Balance sheet health
MCRI enjoys a squeaky clean balance sheet, especially for a casino operator. It has a net cash position. Some potential contingent liabilities relating to lawsuits with a contractor have moved in favor of Monarch, as per news announcements of recent weeks.
Capital allocation
Historically it has focused on growth and did not return any cash to shareholders. Having achieved a net cash position at year-end 2022, it declared a 1x dividend of $5 in February 2023 and instituted a $0.30 quarterly payment. The $23 m in annual dividend payment, as implied by the quarterly figure, compares to free cash flow of $128 m in the past 4 quarters.
It continues to express interest in further acquisitions. Surely some operators will feel the sting of higher financing costs and be forced to sell in coming months.
With a strong balance sheet and cash flow, MCRI is in a strong position to take advantage of any forced casino seller as rates rise, or simply increase returns to shareholders.
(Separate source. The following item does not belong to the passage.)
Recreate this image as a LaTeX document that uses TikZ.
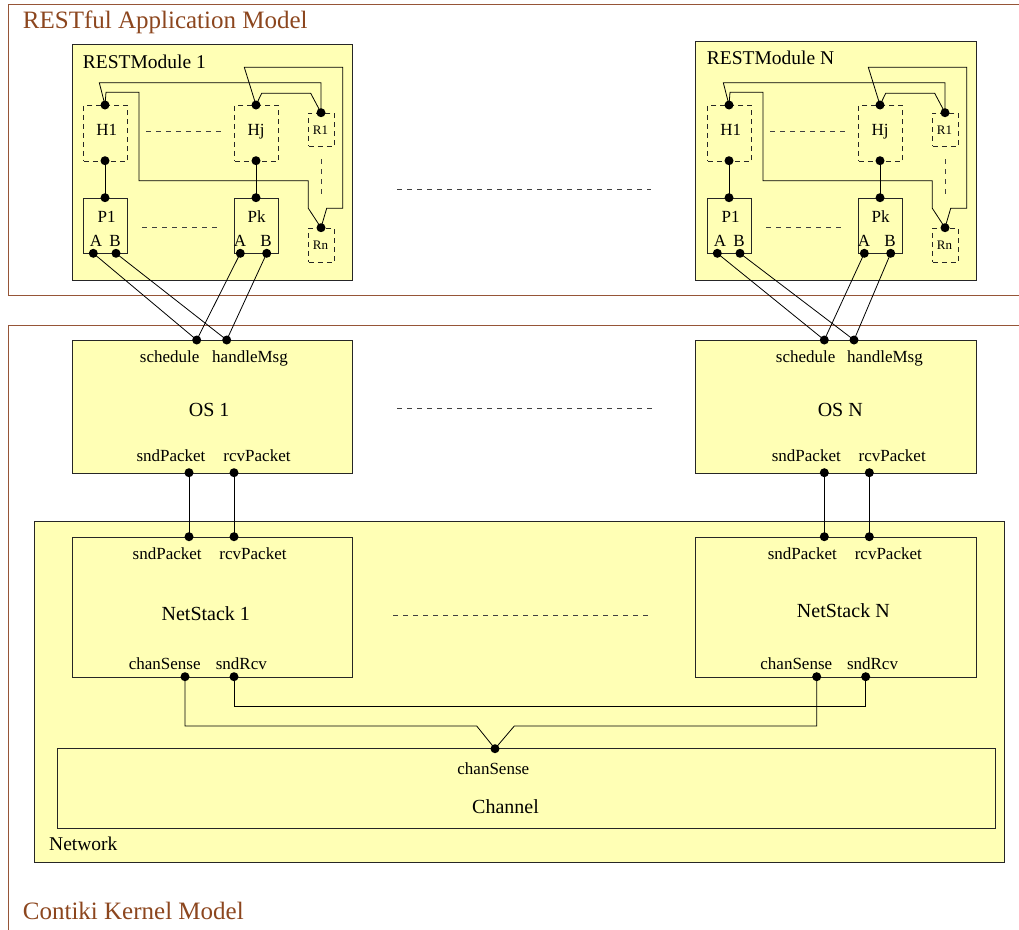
\documentclass[tikz,border=0pt]{standalone}
\usepackage{fontspec}
\setmainfont{Liberation Serif}
\definecolor{boxfill}{RGB}{255,255,181}
\definecolor{frbrown}{RGB}{140,70,30}
\definecolor{frline}{RGB}{150,85,55}
\tikzset{
  box/.style={draw=black!85, fill=boxfill, line width=0.9pt, inner sep=0pt, anchor=north west},
  dbox/.style={draw=black!85, dash pattern=on 5pt off 4pt, line width=0.9pt, inner sep=0pt, anchor=north west},
  pt/.style={circle, fill=black, inner sep=0pt, minimum size=9pt},
  wire/.style={line width=0.8pt, black},
  gapline/.style={dash pattern=on 5pt off 5pt, line width=0.9pt, black!75},
  lbl/.style={inner sep=0pt, anchor=base, font=\fontsize{20}{24}\selectfont},
  lblw/.style={inner sep=0pt, anchor=base west, font=\fontsize{19.5}{24}\selectfont},
  plbl/.style={inner sep=0pt, anchor=base, font=\fontsize{17}{20}\selectfont},
  slbl/.style={inner sep=0pt, anchor=base, font=\fontsize{13}{15}\selectfont},
  ttl/.style={inner sep=0pt, anchor=base west, text=frbrown, font=\fontsize{25}{30}\selectfont},
  frame/.style={draw=frline, line width=1pt},
}
\begin{document}
\begin{tikzpicture}[x=1pt, y=-1pt]
\useasboundingbox (0,0) rectangle (1019,929);

% outer frames
\draw[frame] (1030,4) -- (8,4) -- (8,295) -- (1030,295);
\draw[frame] (1030,325) -- (8,325) -- (8,940);
\node[ttl] (t1) at (22.7,28.3) {RESTful Application Model};
\node[ttl] (t2) at (22.7,919) {Contiki Kernel Model};

% REST modules
\node[box, minimum width=280pt, minimum height=236pt] (mod1) at (72,44) {};
\node[box, minimum width=281pt, minimum height=239pt] (modN) at (695,41) {};
\node[lblw] (mod1l) at (82.7,68.3) {RESTModule 1};
\node[lblw] (modNl) at (706.7,64.3) {RESTModule N};

\foreach \s/\dx in {1/0, N/624}{
  % handler / resource boxes
  \node[dbox, minimum width=44pt, minimum height=55.7pt] (H1\s) at (83.3+\dx,105) {};
  \node[dbox, minimum width=44pt, minimum height=55.7pt] (Hj\s) at (234.3+\dx,105) {};
  \node[dbox, minimum width=25.7pt, minimum height=33.3pt] (R1\s) at (308.3+\dx,112.7) {};
  \node[dbox, minimum width=25.7pt, minimum height=34pt] (Rn\s) at (308.3+\dx,227.7) {};
  \node[box, minimum width=44pt, minimum height=55.6pt] (P1\s) at (83.3+\dx,197.7) {};
  \node[box, minimum width=44pt, minimum height=55.6pt] (Pk\s) at (234.3+\dx,197.7) {};
  % labels
  \node[plbl] (H1l\s) at (106.7+\dx,135) {H1};
  \node[plbl] (Hjl\s) at (256+\dx,135) {Hj};
  \node[slbl] (R1l\s) at (320.5+\dx,134.3) {R1};
  \node[slbl] (Rnl\s) at (320.5+\dx,249.3) {Rn};
  \node[plbl] (P1l\s) at (106.7+\dx,222.7) {P1};
  \node[plbl] (Pkl\s) at (256.7+\dx,222.7) {Pk};
  \node[plbl] (P1Al\s) at (96+\dx,246) {A};
  \node[plbl] (P1Bl\s) at (115+\dx,246) {B};
  \node[plbl] (PkAl\s) at (240+\dx,246) {A};
  \node[plbl] (PkBl\s) at (266+\dx,246) {B};
  % ports
  \node[pt] (h1t\s) at (105+\dx,105) {};
  \node[pt] (h1b\s) at (105+\dx,160.7) {};
  \node[pt] (hjt\s) at (256+\dx,105) {};
  \node[pt] (hjb\s) at (256+\dx,160.7) {};
  \node[pt] (r1t\s) at (321+\dx,112.7) {};
  \node[pt] (rnt\s) at (321+\dx,227.7) {};
  \node[pt] (p1t\s) at (105+\dx,197.7) {};
  \node[pt] (pkt\s) at (256+\dx,197.7) {};
  \node[pt] (p1a\s) at (93.3+\dx,253.3) {};
  \node[pt] (p1b\s) at (116+\dx,253.3) {};
  \node[pt] (pka\s) at (240.3+\dx,253.3) {};
  \node[pt] (pkb\s) at (266.7+\dx,253.3) {};
  % wires
  \draw[wire] (h1b\s.center) -- (p1t\s.center);
  \draw[wire] (hjb\s.center) -- (pkt\s.center);
  \draw[wire] (h1t\s.center) -- (106+\dx,92.3) -- (139+\dx,92.3) -- (139+\dx,180.7)
     -- (308.3+\dx,180.7) -- (308.3+\dx,208.3) -- (rnt\s.center);
  \draw[wire] (h1t\s.center) -- (99.3+\dx,82.7) -- (321+\dx,82.7) -- (r1t\s.center);
  \draw[wire] (hjt\s.center) -- (244.3+\dx,67.3) -- (342.7+\dx,67.3) -- (342.7+\dx,208.3)
     -- (326.7+\dx,208.3) -- (rnt\s.center);
  \draw[wire] (hjt\s.center) -- (261.7+\dx,93.3) -- (310.7+\dx,93.3) -- (r1t\s.center);
  % ellipsis dashes
  \draw[gapline] (146+\dx,131) -- (221.7+\dx,131);
  \draw[gapline] (142+\dx,227.7) -- (217+\dx,227.7);
  \draw[gapline] (321.7+\dx,159) -- (321.7+\dx,195);
}

% OS boxes
\node[box, minimum width=280pt, minimum height=132.7pt] (os1) at (72,340) {};
\node[box, minimum width=281pt, minimum height=132.7pt] (osN) at (695,340) {};
\node[plbl] (os1s) at (169.7,362.7) {schedule};
\node[plbl] (os1h) at (250,362.7) {handleMsg};
\node[lbl] (os1l) at (209.2,416) {OS 1};
\node[plbl] (os1sp) at (171,461.7) {sndPacket};
\node[plbl] (os1rp) at (257,461.7) {rcvPacket};
\node[plbl] (osNs) at (805.7,362.7) {schedule};
\node[plbl] (osNh) at (885,362.7) {handleMsg};
\node[lbl] (osNl) at (840.3,416) {OS N};
\node[plbl] (osNsp) at (806.3,461.7) {sndPacket};
\node[plbl] (osNrp) at (892.2,461.7) {rcvPacket};

% Network
\node[box, minimum width=970pt, minimum height=341pt] (net) at (34,521) {};
\node[lblw] (netl) at (49,850.7) {Network};
\node[box, minimum width=280pt, minimum height=140pt] (ns1) at (72,536.7) {};
\node[box, minimum width=281pt, minimum height=140pt] (nsN) at (695,536.7) {};
\node[box, minimum width=938pt, minimum height=80pt] (chan) at (57,748) {};
\node[plbl] (ns1sp) at (167.2,559.3) {sndPacket};
\node[plbl] (ns1rp) at (253,559.3) {rcvPacket};
\node[lbl] (ns1l) at (205.8,620) {NetStack 1};
\node[plbl] (ns1cs) at (164.7,669.3) {chanSense};
\node[plbl] (ns1sr) at (241.3,669.3) {sndRcv};
\node[plbl] (nsNsp) at (802.3,559.3) {sndPacket};
\node[plbl] (nsNrp) at (888.3,559.3) {rcvPacket};
\node[lbl] (nsNl) at (843.3,617.3) {NetStack N};
\node[plbl] (nsNcs) at (796.3,669.3) {chanSense};
\node[plbl] (nsNsr) at (872.5,669.3) {sndRcv};
\node[plbl] (chcs) at (493.3,774) {chanSense};
\node[lbl] (chl) at (505.5,813.3) {Channel};

% ports of OS / NetStack / Channel
\node[pt] (os1sch) at (196.7,340) {};
\node[pt] (os1hm) at (226.7,340) {};
\node[pt] (os1snd) at (189,472.7) {};
\node[pt] (os1rcv) at (234,472.7) {};
\node[pt] (osNsch) at (824.3,340) {};
\node[pt] (osNhm) at (854,340) {};
\node[pt] (osNsnd) at (824.3,472.7) {};
\node[pt] (osNrcv) at (869.3,472.7) {};
\node[pt] (ns1snd) at (189,536.7) {};
\node[pt] (ns1rcv) at (234,536.7) {};
\node[pt] (ns1csp) at (185,676.7) {};
\node[pt] (ns1srp) at (234,676.7) {};
\node[pt] (nsNsnd) at (824.3,536.7) {};
\node[pt] (nsNrcv) at (869.3,536.7) {};
\node[pt] (nsNcsp) at (816.7,676.7) {};
\node[pt] (nsNsrp) at (865.7,676.7) {};
\node[pt] (chcsp) at (495,748.7) {};

% module to OS
\foreach \s in {1,N}{
  \draw[wire] (p1a\s.center) -- (os\s sch.center);
  \draw[wire] (pka\s.center) -- (os\s sch.center);
  \draw[wire] (p1b\s.center) -- (os\s hm.center);
  \draw[wire] (pkb\s.center) -- (os\s hm.center);
}
% OS to NetStack
\draw[wire] (os1snd.center) -- (ns1snd.center);
\draw[wire] (os1rcv.center) -- (ns1rcv.center);
\draw[wire] (osNsnd.center) -- (nsNsnd.center);
\draw[wire] (osNrcv.center) -- (nsNrcv.center);
% NetStack to channel
\draw[wire] (ns1csp.center) -- (185,726) -- (476.7,726) -- (chcsp.center);
\draw[wire] (nsNcsp.center) -- (816.7,726) -- (514.3,726) -- (chcsp.center);
\draw[wire] (ns1srp.center) -- (234,706.7) -- (865.7,706.7) -- (nsNsrp.center);

% ellipsis dashes between columns
\draw[gapline] (397,189) -- (651,189);
\draw[gapline] (397,408) -- (655,408);
\draw[gapline] (393,615) -- (651,615);
\end{tikzpicture}
\end{document}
Management & corporate governance
5 directors sit on the board:
· John Farahi and Bob Farahi, co-Chairmen
· 3 non-executives, none of which appear to be credible counterweights to the family, in part due to their tenure (1 director has served since 1998, another since 2010).
The Farahi family owns ~30%. This includes Ben Farahi, who no longer has a formal role in the company. The 3 other directors own shares (worth $320k to $1.6 m).
The family runs the business, with John Farahi serving as CEO since inception. He is 75 years old, and younger brother Bob (President) is 72. Their lieutenants have been in place for several years.
John has earned between $2.2-5.4 m in the past 3 years, and Bob $1.1-1.9 m.
Valuation
The shares trade on a discount to history and peers. EV/EBITDA is 7.6x versus historical at 9.2x. P/E is 15x versus 20x historical. Industry trades on 9.8x EV/EBTIDA and 19x P/E.
However, the most interesting sign of value is free cash flow yield. This sits at 11%. Ignoring cash inflow from a tax receivable, the yield comes in at 9%. Sector median is 5%.